An atypical hospital
Tatyana M. ended up in Kannabikh Hospital in 2009. “I’d been through a period of severe stress,” she says. “I was almost killed, some people were trying to seize my apartment. Immediately after the incident, which involved threats and guns, I fell into such a panic that I didn’t know what to do with myself. Over time, the condition worsened, and my colleagues – I work as a television producer – advised me to go and seek help from the doctors of Hospital No. 12. The doctors saved me. It’s an atypical hospital: the attitude there is respectful, with a competent approach to each individual patient. They reassembled many of us piece by piece.”

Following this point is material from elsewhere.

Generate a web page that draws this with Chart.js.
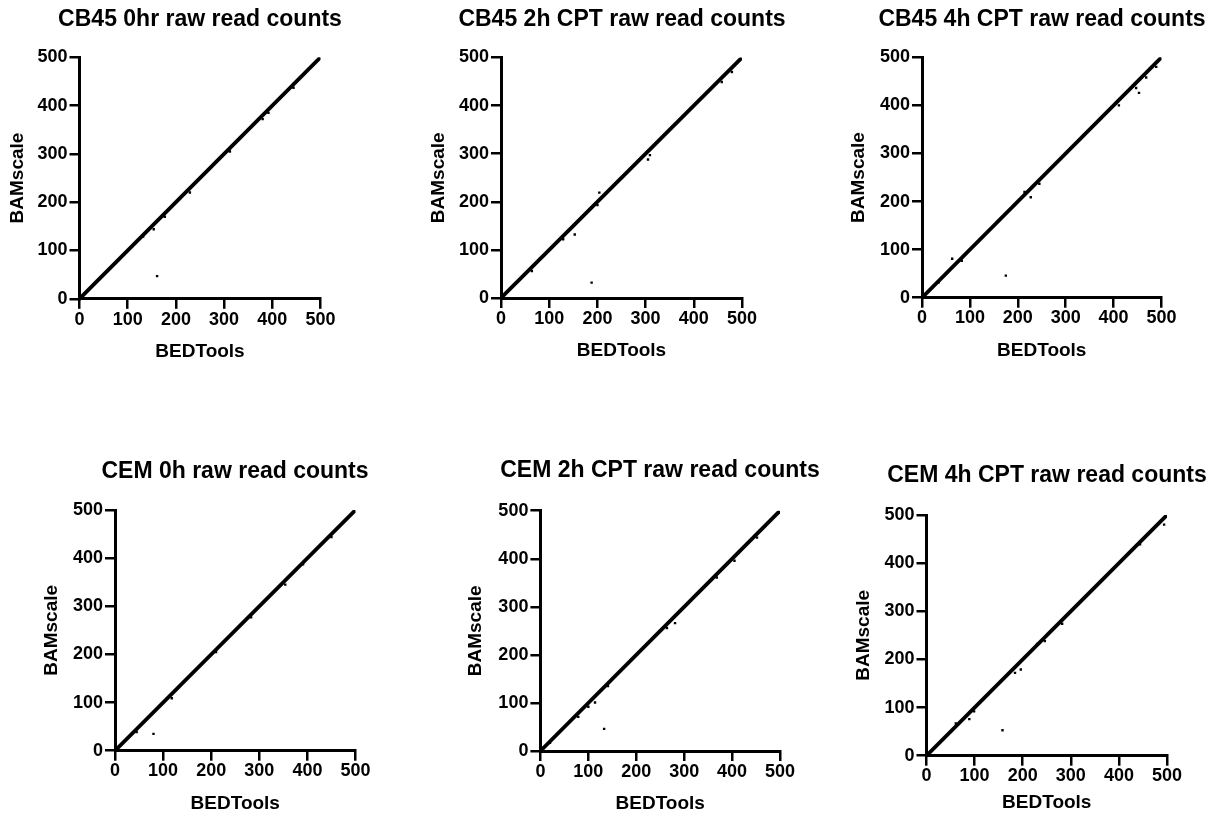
<!DOCTYPE html>
<html>
<head>
<meta charset="utf-8">
<title>BEDTools vs BAMscale raw read counts</title>
<script src="https://cdn.jsdelivr.net/npm/chart.js@4.4.0/dist/chart.umd.min.js"></script>
<style>
  html,body{margin:0;padding:0;background:#fff;width:1214px;height:819px;overflow:hidden;}
  canvas{position:absolute;}
</style>
</head>
<body>
<script>
// Six GraphPad-style scatter panels: BEDTools vs BAMscale raw read counts.
const INK='#000';
const TITLES=['CB45 0hr raw read counts','CB45 2h CPT raw read counts','CB45 4h CPT raw read counts',
  'CEM 0h raw read counts','CEM 2h CPT raw read counts','CEM 4h CPT raw read counts'];
const X_LABEL='BEDTools', Y_LABEL='BAMscale';
const TICKS=[0,100,200,300,400,500];

// the bulk of the genes sit right on y = x over the whole range
const DIAG_X=[0,500], DIAG_Y=[0,500];

// genes that visibly leave the diagonal
const CB45_0H_X=[161,154,177,132,229,312,380,392,444];
const CB45_0H_Y=[47,144,170,129,220,305,372,385,437];
const CB45_2H_X=[188,204,153,305,309,129,64,458,479,200];
const CB45_2H_Y=[32,219,132,288,297,122,56,449,470,193];
const CB45_4H_X=[175,63,227,245,411,453,447,489,468,214,83,35];
const CB45_4H_Y=[46,81,209,237,400,426,436,480,458,220,77,32];
const CEM_0H_X=[80,118,354,391,283,210,45,450];
const CEM_0H_Y=[35,109,345,387,277,205,39,444];
const CEM_2H_X=[133,100,114,141,281,264,405,452,368,79,20];
const CEM_2H_Y=[46,92,101,135,266,256,396,444,361,71,17];
const CEM_4H_X=[158,196,184,89,99,61,282,246,444,494,230];
const CEM_4H_Y=[53,179,172,76,92,67,274,238,439,480,232];

const OFF_X=[CB45_0H_X,CB45_2H_X,CB45_4H_X,CEM_0H_X,CEM_2H_X,CEM_4H_X];
const OFF_Y=[CB45_0H_Y,CB45_2H_Y,CB45_4H_Y,CEM_0H_Y,CEM_2H_Y,CEM_4H_Y];

// page layout: plot box edges (L,R,T,B), y-title x, x-title y, chart title y
const PANELS=[
  {L:79.5, R:320.5, T:57.3, B:298.8, yt:18,    xt:351.7, tt:19.5},
  {L:501,  R:742,   T:57.5, B:298,   yt:439,   xt:351,   tt:19.5},
  {L:922,  R:1161.5,T:57.3, B:297.7, yt:859,   xt:351,   tt:19.5},
  {L:115,  R:355.5, T:510,  B:750.7, yt:51.7,  xt:803.3, tt:472},
  {L:540.4,R:780,   T:510.7,B:751,   yt:475.5, xt:804,   tt:471},
  {L:926.5,R:1167,  T:515,  B:755.7, yt:864,   xt:803,   tt:476}
];

Chart.defaults.font.family="'Liberation Sans', Arial, Helvetica, sans-serif";
Chart.defaults.font.weight='bold';

const W=400, TITLE_PX=23, TICK_PX=18, AXT_PX=19;
const setTicks=s=>{ s.ticks=TICKS.map(v=>({value:v})); };

PANELS.forEach((p,i)=>{
  const cl=Math.round((p.L+p.R)/2-W/2), ct=Math.round(p.tt-TITLE_PX*0.6);
  const H=Math.round(p.xt+AXT_PX*0.6-ct);
  const cv=document.createElement('canvas');
  cv.width=W; cv.height=H; cv.style.left=cl+'px'; cv.style.top=ct+'px';
  document.body.appendChild(cv);
  const wy=p.L-cl, wr=W-wy-(p.R-p.L), hx=ct+H-p.B;
  const axisCommon={type:'linear',min:0,max:500,
    border:{display:true,color:INK,width:3},
    grid:{drawOnChartArea:false,drawTicks:true,tickLength:10,color:INK,lineWidth:2.5},
    afterBuildTicks:setTicks};
  new Chart(cv,{type:'scatter',
    data:{datasets:[
      {data:DIAG_X.map((x,k)=>({x,y:DIAG_Y[k]})),showLine:true,borderColor:INK,borderWidth:3.8,
       borderCapStyle:'butt',pointRadius:0},
      {data:OFF_X[i].map((x,k)=>({x,y:OFF_Y[i][k]})),backgroundColor:INK,borderWidth:0,
       pointStyle:'rect',pointRadius:1.7}
    ]},
    options:{responsive:false,animation:false,layout:{padding:0},
      plugins:{legend:{display:false},tooltip:{enabled:false},
        title:{display:true,text:TITLES[i],color:INK,font:{size:TITLE_PX,weight:'bold'},
          padding:{top:0,bottom:p.T-ct-TITLE_PX*1.2}}},
      scales:{
        x:Object.assign({},axisCommon,{position:'bottom',
          afterFit:s=>{s.height=hx;},
          ticks:{color:INK,padding:0,maxRotation:0,font:{size:TICK_PX,weight:'bold'}},
          title:{display:true,text:X_LABEL,color:INK,font:{size:AXT_PX,weight:'bold'},padding:0}}),
        y:Object.assign({},axisCommon,{position:'left',
          afterFit:s=>{s.width=wy;},
          ticks:{color:INK,padding:2,font:{size:TICK_PX,weight:'bold'}},
          title:{display:true,text:Y_LABEL,color:INK,font:{size:AXT_PX,weight:'bold'},
            padding:{top:p.yt-AXT_PX*0.6-cl,bottom:0}}}),
        // empty right-hand spacer so the title stays centred over the plot
        y2:{type:'linear',position:'right',min:0,max:1,afterFit:s=>{s.width=wr;},
          grid:{display:false},border:{display:false},ticks:{display:false}}
      }}
  });
});
</script>
</body>
</html>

Rita, 37, recalls how she sought treatment for depression. “I went to see the doctors here of my own accord. I got stronger and learned to cope with my problems. Prior to my admission, I was a different person to the one I am now… I don’t understand – what’s the point of merging the hospital with the Solovyov Clinic? Moscow’s Northern and North-Western Districts will be left without access to skilled care.”

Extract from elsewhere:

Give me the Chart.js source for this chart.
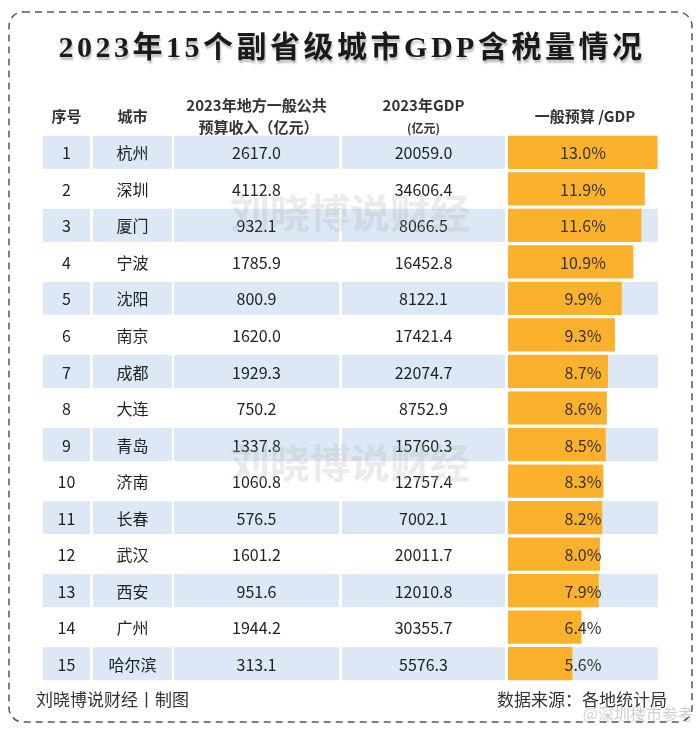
<!DOCTYPE html>
<html>
<head>
<meta charset="utf-8">
<script src="https://cdn.jsdelivr.net/npm/chart.js@4/dist/chart.umd.min.js"></script>
<style>
  body { margin: 0; background: #fff; }
  #wrap { width: 700px; height: 730px; }
</style>
</head>
<body>
<div id="wrap"><canvas id="gdpChart" width="700" height="730"></canvas></div>
<script>
// data
const ranks = ["1", "2", "3", "4", "5", "6", "7", "8", "9", "10", "11", "12", "13", "14", "15"];
const cities = ["杭州", "深圳", "厦门", "宁波", "沈阳", "南京", "成都", "大连", "青岛", "济南", "长春", "武汉", "西安", "广州", "哈尔滨"];
const revenue = ["2617.0", "4112.8", "932.1", "1785.9", "800.9", "1620.0", "1929.3", "750.2", "1337.8", "1060.8", "576.5", "1601.2", "951.6", "1944.2", "313.1"];
const gdp = ["20059.0", "34606.4", "8066.5", "16452.8", "8122.1", "17421.4", "22074.7", "8752.9", "15760.3", "12757.4", "7002.1", "20011.7", "12010.8", "30355.7", "5576.3"];
const ratio = [13.0, 11.9, 11.6, 10.9, 9.9, 9.3, 8.7, 8.6, 8.5, 8.3, 8.2, 8.0, 7.9, 6.4, 5.6];

const FONT = "'Noto Sans CJK SC', 'Noto Sans', sans-serif";
const BLUE = "#dce8f5";
const ORANGE = "#fbb12c";

// table columns: [left, right]
const cols = [[43, 90], [93, 172], [174, 339], [342, 505], [508, 658]];
const rowH = 33;

function mid(c) { return (c[0] + c[1]) / 2; }

// draws the table around the bar column
const tablePlugin = {
  id: "table",
  beforeDatasetsDraw(chart) {
    const ctx = chart.ctx;
    const y = chart.scales.y;
    ctx.save();
    ctx.fillStyle = "#fff";
    ctx.fillRect(0, 0, chart.width, chart.height);

    // dashed frame
    ctx.strokeStyle = "#555";
    ctx.lineWidth = 1.5;
    ctx.setLineDash([7, 5]);
    ctx.beginPath();
    ctx.roundRect(9, 12, 683, 710, 14);
    ctx.stroke();
    ctx.setLineDash([]);

    // title
    ctx.save();
    ctx.font = "bold 30px 'Liberation Serif', 'Noto Sans CJK SC', serif";
    ctx.letterSpacing = "3.5px";
    ctx.textAlign = "center";
    ctx.textBaseline = "middle";
    ctx.shadowColor = "rgba(140,140,140,0.55)";
    ctx.shadowOffsetX = 1;
    ctx.shadowOffsetY = 3;
    ctx.shadowBlur = 2;
    ctx.fillStyle = "#1a1a1a";
    ctx.fillText("2023年15个副省级城市GDP含税量情况", 352, 49);
    ctx.restore();

    // header
    ctx.fillStyle = "#333";
    ctx.textAlign = "center";
    ctx.textBaseline = "middle";
    ctx.font = "bold 15px " + FONT;
    ctx.fillText("序号", mid(cols[0]), 116);
    ctx.fillText("城市", mid(cols[1]), 116);
    ctx.fillText("2023年地方一般公共", mid(cols[2]), 105);
    ctx.fillText("预算收入（亿元）", mid(cols[2]) + 2, 127);
    ctx.fillText("2023年GDP", mid(cols[3]), 105);
    ctx.fillText("一般预算 /GDP", mid(cols[4]) + 2, 116);
    ctx.font = "bold 12px " + FONT;
    ctx.fillText("(亿元)", mid(cols[3]), 128);

    // row backgrounds + cells
    ranks.forEach((r, i) => {
      const cy = y.getPixelForValue(i);
      if (i % 2 === 0) {
        ctx.fillStyle = BLUE;
        cols.forEach(c => ctx.fillRect(c[0], cy - rowH / 2, c[1] - c[0], rowH));
      }
      ctx.fillStyle = "#222";
      ctx.font = "16px " + FONT;
      ctx.fillText(r, mid(cols[0]), cy + 1);
      ctx.fillText(cities[i], mid(cols[1]), cy + 1);
      ctx.fillText(revenue[i], mid(cols[2]), cy + 1);
      ctx.fillText(gdp[i], mid(cols[3]), cy + 1);
    });

    // footer
    ctx.font = "17px " + FONT;
    ctx.fillStyle = "#333";
    ctx.textAlign = "left";
    ctx.fillText("刘晓博说财经丨制图", 36, 700);
    ctx.textAlign = "right";
    ctx.fillText("数据来源：各地统计局", 667, 700);
    ctx.restore();
  },
  afterDatasetsDraw(chart) {
    const ctx = chart.ctx;
    const y = chart.scales.y;
    ctx.save();
    ctx.textAlign = "center";
    ctx.textBaseline = "middle";
    ctx.fillStyle = "#333";
    ctx.font = "16px " + FONT;
    ratio.forEach((v, i) => {
      ctx.fillText(v.toFixed(1) + "%", mid(cols[4]), y.getPixelForValue(i) + 1);
    });

    // faint watermarks
    ctx.font = "bold 40px " + FONT;
    ctx.fillStyle = "rgba(175,175,175,0.25)";
    ctx.fillText("刘晓博说财经", 350, 213);
    ctx.fillText("刘晓博说财经", 350, 463);
    ctx.font = "16px " + FONT;
    ctx.fillStyle = "rgba(150,150,150,0.45)";
    ctx.textAlign = "right";
    ctx.fillText("@深圳楼市参考", 694, 714);
    ctx.restore();
  }
};

new Chart(document.getElementById("gdpChart"), {
  type: "bar",
  data: {
    labels: cities,
    datasets: [{
      data: ratio,
      backgroundColor: ORANGE,
      borderWidth: 0,
      barPercentage: 0.91,
      categoryPercentage: 1.0
    }]
  },
  options: {
    indexAxis: "y",
    responsive: false,
    animation: false,
    layout: { padding: { left: 508, right: 42, top: 134, bottom: 48 } },
    scales: {
      x: { display: false, min: 0, max: 13.05 },
      y: { display: false }
    },
    plugins: {
      legend: { display: false },
      tooltip: { enabled: false }
    }
  },
  plugins: [tablePlugin]
});
</script>
</body>
</html>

We listen to story after story: people tell us about losing their loved ones, about panic attacks, accidents, injuries… We speak to men and women of various ages and different social backgrounds. But one refrain remains constant: a facility that infuses patients who have lost themselves, with a renewed desire to live mustn’t be destroyed.

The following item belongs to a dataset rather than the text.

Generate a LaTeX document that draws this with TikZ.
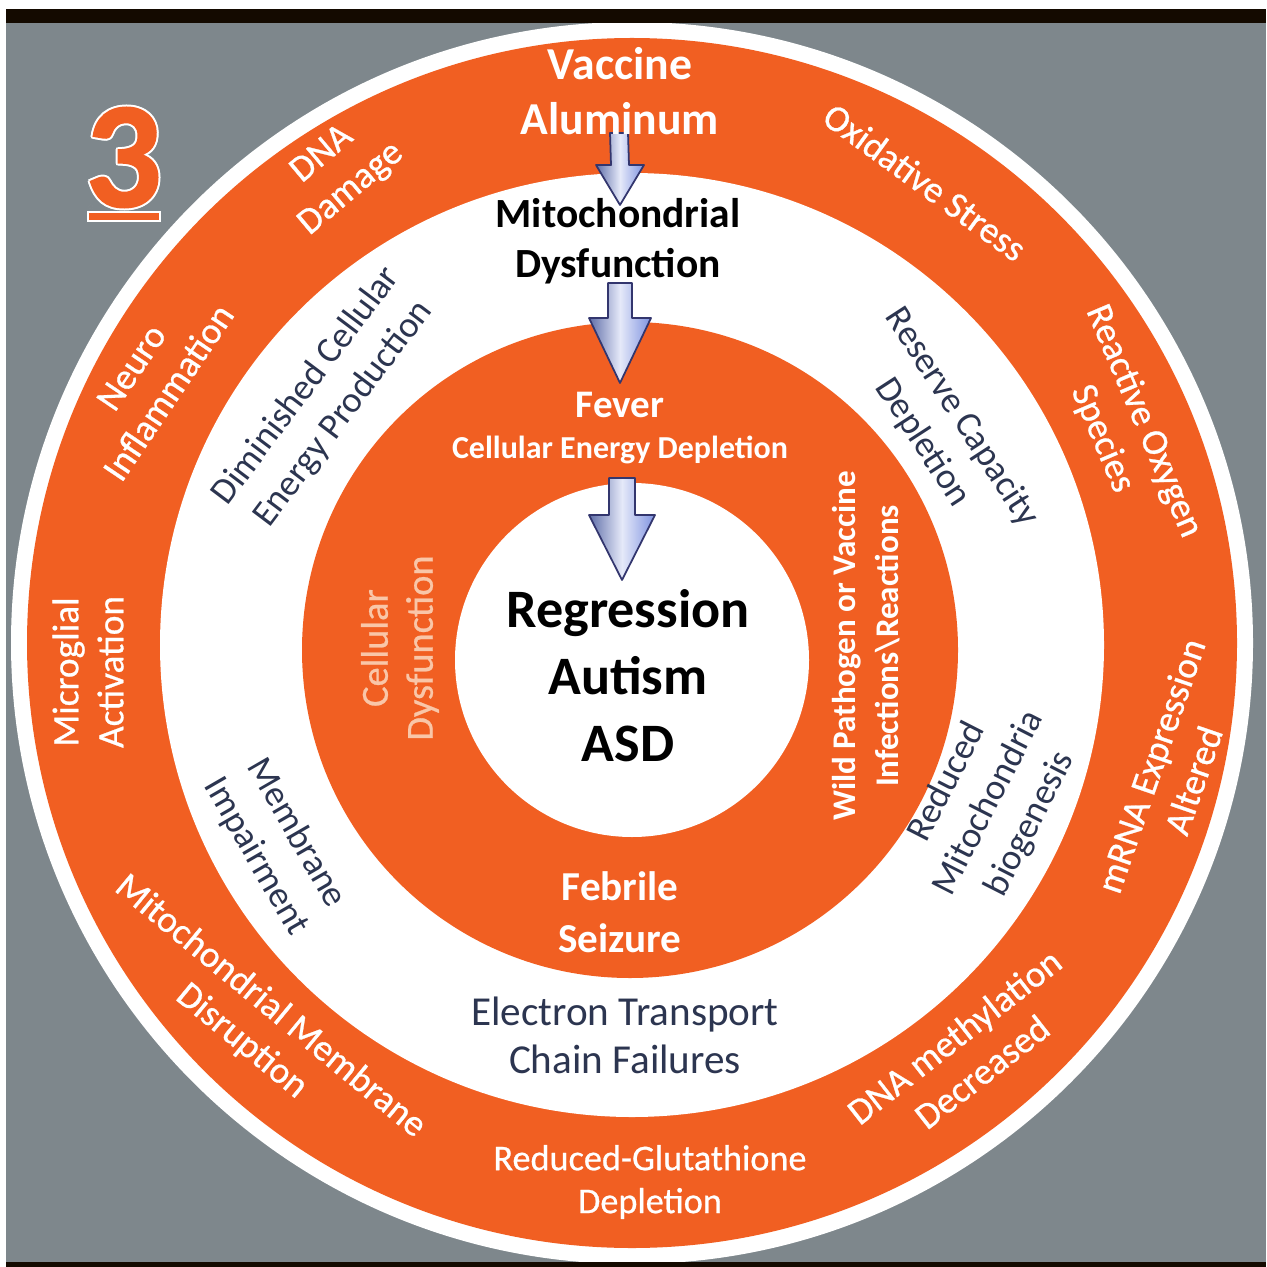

“Muscovites are being deprived of the right to seek psychiatric help beyond the framework of ‘big psychiatry,’” says Yekaterina Sobchik, a former Hospital No. 12 staff member and the founder of its psychological service. “Anyone who’s suffered a nervous breakdown following a divorce or bereavement will now be faced with a choice: either check into a nut hospital with bars on the windows, or seek solace in friends and booze. Outpatient facilities cannot provide the wide range of psychotherapeutic assistance we provided here in Hospital No. 12. We offered around twenty types of group psychotherapy aimed at increasing the patients’ socialisation. Are outpatient facilities going to give them that? All you can expect there is a consultation and a prescription thrown in your face.”
“What’s going to happen next?” asks Lina Yegorova, a clinical pyschologist at Hospital No. 12. “The building will most likely be rented out or sold at a profit. Some doctors and psychologists will be offered work at the neurosis clinic, but the bulk of the staff will be made redundant thanks to a convenient regulation that prescribes the ratio of doctors to patients. Where will patients – ours, and those from other hospitals – go now? These developments are reflective not only of a desire on the part of Moscow’s officials to replenish the budget, but also of certain trends in psychiatry. We’re witnessing cuts to hospitals and wards specialising in the treatment of neurotic and borderline patients. But there are more and more of these patients with every passing year – that’s the way life is here.
“Why shut us down if the replacement exists only on paper? Where are they going to get staff for their outpatient clinics? And they’ll have to be trained up as well. We have specialists with experience of working with precisely this type of patient, but now they’re being discarded. It’s an ill-considered, uneconomical decision.”